The Company intends to use the net proceeds of the Offering to assess new growth opportunities, maintain the Company's existing exploration portfolio, and for general working capital.
All securities issued and sold under the Offering are subject to a four month hold period expiring on July 14, 2026 in accordance with applicable securities laws and the policies of the TSX Venture Exchange (the "TSXV"). Completion of the Offering, and the payment of any finders' fees remain subject to the receipt of all necessary regulatory approvals, including the approval of the TSXV.
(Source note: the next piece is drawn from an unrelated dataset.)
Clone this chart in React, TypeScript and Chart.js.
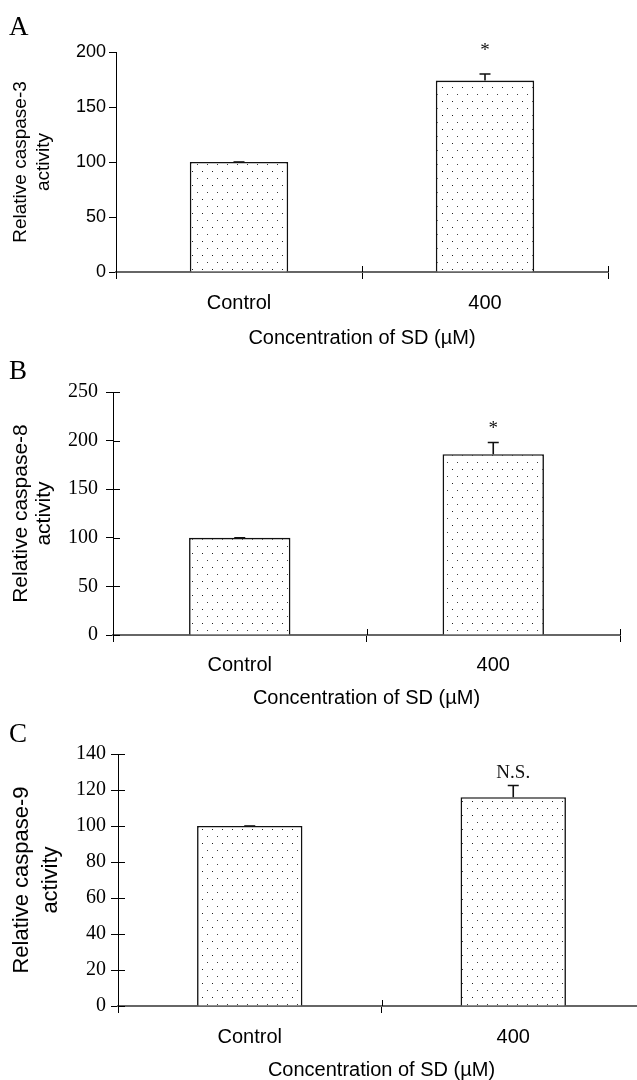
import React, { useEffect, useRef } from 'react';
import { Chart, registerables } from 'chart.js';

Chart.register(...registerables);

// ---- data ----
const categories = ['Control', '400'];
const xAxisTitle = 'Concentration of SD (µM)';

const caspase3Values = [100, 174];
const caspase3Errors = [0, 6];
const caspase3Marks = ['', '*'];
const caspase3Ticks = [0, 50, 100, 150, 200];

const caspase8Values = [100, 186];
const caspase8Errors = [0, 12];
const caspase8Marks = ['', '*'];
const caspase8Ticks = [0, 50, 100, 150, 200, 250];

const caspase9Values = [100, 116];
const caspase9Errors = [0, 6.5];
const caspase9Marks = ['', 'N.S.'];
const caspase9Ticks = [0, 20, 40, 60, 80, 100, 120, 140];

const SANS = '"Liberation Sans", Arial, Helvetica, sans-serif';
const SERIF = '"Liberation Serif", "Times New Roman", Times, serif';

const CW = 660;
const CH = 400;
const XH = 100;

const panels = [
  {
    letter: 'A', letterY: 28,
    yTitle: ['Relative caspase-3', 'activity'],
    values: caspase3Values, errors: caspase3Errors, marks: caspase3Marks, ticks: caspase3Ticks,
    canvasTop: 0, left: 116, right: 608, top: 52, bottom: 272, labelY: 303, titleY: 338,
    tickFont: { family: SANS, size: 18 }, yTickPad: 3, yCross: false, markGap: 23, markFont: '19px ' + SERIF,
    yTitleSize: 19, yTitleLH: 1.2, yTitleFirst: 20.5,
  },
  {
    letter: 'B', letterY: 372,
    yTitle: ['Relative caspase-8', 'activity'],
    values: caspase8Values, errors: caspase8Errors, marks: caspase8Marks, ticks: caspase8Ticks,
    canvasTop: 340, left: 113, right: 620, top: 392, bottom: 635, labelY: 665, titleY: 698,
    tickFont: { family: SERIF, size: 20 }, yTickPad: 8, yCross: true, markGap: 14, markFont: '19px ' + SERIF,
    yTitleSize: 21, yTitleLH: 1.1, yTitleFirst: 21.5,
  },
  {
    letter: 'C', letterY: 735,
    yTitle: ['Relative caspase-9', 'activity'],
    values: caspase9Values, errors: caspase9Errors, marks: caspase9Marks, ticks: caspase9Ticks,
    canvasTop: 700, left: 118, right: 645, top: 754, bottom: 1006, labelY: 1037, titleY: 1070,
    tickFont: { family: SERIF, size: 20 }, yTickPad: 5, yCross: true, markGap: 12, markFont: '19px ' + SERIF,
    yTitleSize: 22, yTitleLH: 1.32, yTitleFirst: 21.5,
  },
];

function makePattern(): CanvasPattern | string {
  const c = document.createElement('canvas');
  c.width = 10;
  c.height = 14;
  const g = c.getContext('2d');
  if (!g) return '#fff';
  g.fillStyle = '#ffffff';
  g.fillRect(0, 0, 10, 14);
  g.fillStyle = '#1e1e1e';
  g.fillRect(2, 3, 1, 1);
  g.fillStyle = '#404040';
  g.fillRect(7, 10, 1, 1);
  const p = g.createPattern(c, 'repeat');
  return p || '#fff';
}

function Panel({ cfg }: { cfg: any }) {
  const ref = useRef<HTMLCanvasElement | null>(null);

  useEffect(() => {
    if (!ref.current) return;
    const off = cfg.canvasTop;
    const bottomLocal = cfg.bottom - off;
    const topLocal = cfg.top - off;
    const xFontLH = 20 * 1.2;
    const scaleBottom = bottomLocal + XH;
    const titlePadBottom = scaleBottom - (cfg.titleY - off) - xFontLH / 2;
    const tickPadX = (cfg.labelY - off) - bottomLocal - 7 - xFontLH / 2;
    const yTitleLinePx = cfg.yTitleSize * cfg.yTitleLH;
    const yTitlePadTop = cfg.yTitleFirst - yTitleLinePx / 2;

    const overlay = {
      id: 'overlay',
      afterDatasetsDraw(chart: any) {
        const ctx = chart.ctx;
        const ys = chart.scales.y;
        const xs = chart.scales.x;
        const ca = chart.chartArea;
        const meta = chart.getDatasetMeta(0);
        ctx.save();
        // crossing parts of axis ticks
        ctx.strokeStyle = '#000';
        ctx.lineWidth = 1;
        ctx.beginPath();
        for (let k = 1; k <= categories.length; k++) {
          const px = Math.round(xs.getPixelForValue(k - 0.5)) + 0.5;
          ctx.moveTo(px, ca.bottom - 6);
          ctx.lineTo(px, ca.bottom);
        }
        if (cfg.yCross) {
          cfg.ticks.forEach((t: number) => {
            const py = Math.round(ys.getPixelForValue(t)) + 0.5;
            ctx.moveTo(ca.left, py);
            ctx.lineTo(ca.left + 7, py);
          });
        }
        ctx.stroke();
        // error bars and marks
        meta.data.forEach((bar: any, i: number) => {
          const x = bar.x;
          const yTop = ys.getPixelForValue(cfg.values[i]);
          const yErr = ys.getPixelForValue(cfg.values[i] + cfg.errors[i]);
          ctx.strokeStyle = '#111';
          ctx.lineWidth = 1.6;
          ctx.beginPath();
          ctx.moveTo(x, yTop);
          ctx.lineTo(x, yErr);
          ctx.moveTo(x - 5.5, yErr);
          ctx.lineTo(x + 5.5, yErr);
          ctx.stroke();
          if (cfg.marks[i]) {
            ctx.fillStyle = '#111';
            ctx.font = cfg.markFont;
            ctx.textAlign = 'center';
            ctx.textBaseline = 'middle';
            ctx.fillText(cfg.marks[i], x, yErr - cfg.markGap);
          }
        });
        // panel letter
        ctx.fillStyle = '#000';
        ctx.font = '27px ' + SERIF;
        ctx.textAlign = 'left';
        ctx.textBaseline = 'middle';
        ctx.fillText(cfg.letter, 9, cfg.letterY - off);
        ctx.restore();
      },
    };

    const chart = new Chart(ref.current, {
      type: 'bar',
      data: {
        labels: categories,
        datasets: [
          {
            data: cfg.values,
            backgroundColor: makePattern() as any,
            borderColor: '#111',
            borderWidth: 1.6,
            categoryPercentage: 1,
            barPercentage: 0.4,
          },
        ],
      },
      options: {
        responsive: false,
        animation: false,
        devicePixelRatio: 1,
        layout: {
          padding: { top: topLocal, right: CW - cfg.right, bottom: CH - bottomLocal - XH, left: 0 },
        },
        plugins: { legend: { display: false }, tooltip: { enabled: false } },
        scales: {
          x: {
            type: 'category',
            offset: true,
            grid: { offset: true, drawOnChartArea: false, drawTicks: true, tickLength: 7, color: '#000', lineWidth: 1 },
            border: { display: true, color: '#666', width: 2 },
            ticks: { color: '#000', font: { family: SANS, size: 20, lineHeight: 1.2 }, padding: tickPadX, maxRotation: 0, autoSkip: false },
            title: {
              display: true, text: xAxisTitle, color: '#000',
              font: { family: SANS, size: 20, lineHeight: 1.2 },
              padding: { top: 0, bottom: titlePadBottom },
            },
            afterFit: (s: any) => { s.height = XH; },
          },
          y: {
            min: 0,
            max: cfg.ticks[cfg.ticks.length - 1],
            afterBuildTicks: (s: any) => { s.ticks = cfg.ticks.map((v: number) => ({ value: v })); },
            grid: { drawOnChartArea: false, drawTicks: true, tickLength: 7, color: '#000', lineWidth: 1 },
            border: { display: true, color: '#000', width: 1 },
            ticks: { color: '#000', font: { ...cfg.tickFont, lineHeight: 1.2 }, padding: cfg.yTickPad },
            title: {
              display: true, text: cfg.yTitle, color: '#000',
              font: { family: SANS, size: cfg.yTitleSize, lineHeight: cfg.yTitleLH },
              padding: { top: yTitlePadTop, bottom: 0 },
            },
            afterFit: (s: any) => { s.width = cfg.left; },
          },
        },
      } as any,
      plugins: [overlay],
    });
    return () => chart.destroy();
  }, []);

  return (
    <canvas
      ref={ref}
      width={CW}
      height={CH}
      style={{ position: 'absolute', left: 0, top: cfg.canvasTop, width: CW, height: CH }}
    />
  );
}

export default function App() {
  return (
    <div style={{ position: 'absolute', left: 0, top: 0, width: 637, height: 1080, overflow: 'hidden', background: '#fff' }}>
      {panels.map((p) => (
        <Panel key={p.letter} cfg={p} />
      ))}
    </div>
  );
}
Sreenath Didugu, Matthew Wood and Robert Payment, each being a director and/or officer of the Company subscribed for an aggregate of 3,250,000 Units for gross proceeds of $130,000. Such participation constitutes a "related party transaction" within the meaning of Multilateral Instrument 61-101 - Protection of Minority Security Holders in Special Transactions ("MI 61-101"). The Company is relying on exemptions from the formal valuation and minority shareholder approval requirements of MI 61-101 pursuant to sections 5.5(a) and 5.7(1)(a) of MI 61-101 on the basis that the fair market value of the insider participation does not exceed 25% of the Company's market capitalization. The Company did not file a material change report more than 21 days before the expected closing of the Offering because the details of the participation therein by related parties to the Company were not settled until shortly prior to the closing of the Offering.